The call came on Thursday as France seeks information on a French newspaper reporter who went missing three weeks ago in Iraq and in the face of a management ban imposed after hostage-taking and violence against foreigners in Iraq.
“There are volunteers ready to go to Iraq despite the dangers linked to terrorism, despite the risk of kidnapping, because they believe that these risks are part of their profession,” the union covering reporters at the main public channels France 2 and France 3 – the Society of Journalists – said in a statement.
According to the Society of Journalists (SDJ), France Televisions president Marc Tessier has barred journalists working for state-owned networks from travelling to Iraq, with landmark elections there set to take place on Sunday.
French President Jacques Chirac warned journalists to stay out of Iraq following the 5 January disappearance of Florence Aubenas, 43, a senior correspondent for the newspaper Liberation.
Aubenas and her Iraqi translator Husayn Hanun al-Saadi have not been seen or heard from since they left her Baghdad hotel on that day.
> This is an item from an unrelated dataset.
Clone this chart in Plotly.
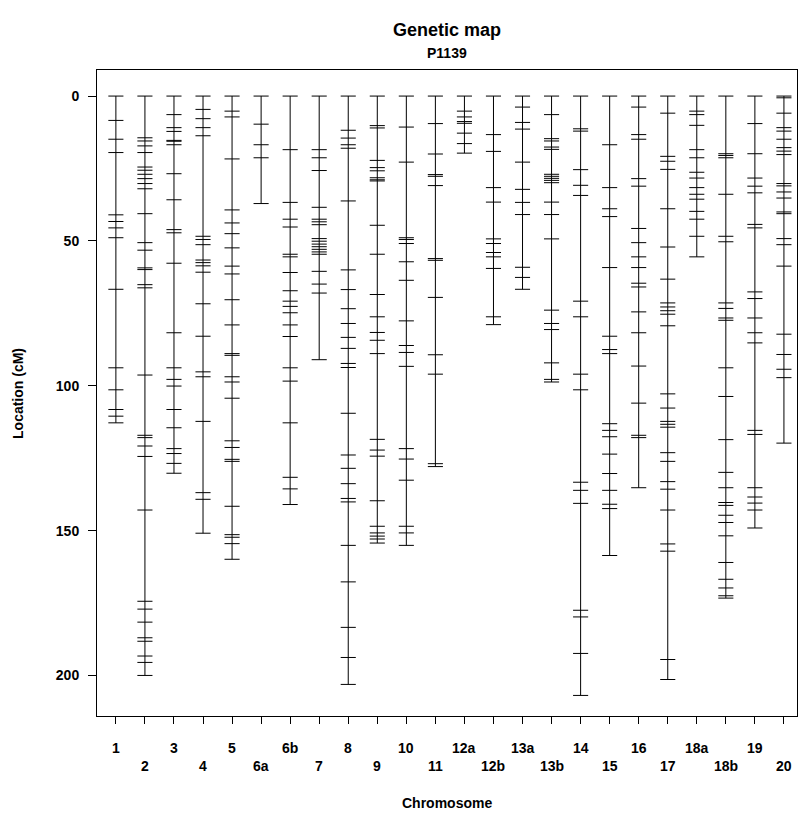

Representatives of France’s biggest media outlets met on Monday to express solidarity with Aubenas and discuss ways of pooling their efforts in covering Iraq to minimise the risks to journalists on the ground.
Two other French reporters, Georges Malbrunot of Le Figaro
newspaper and Christian Chesnot of Radio France Internationale, were released by fighters in Iraq on 21 December after being held hostage for four months.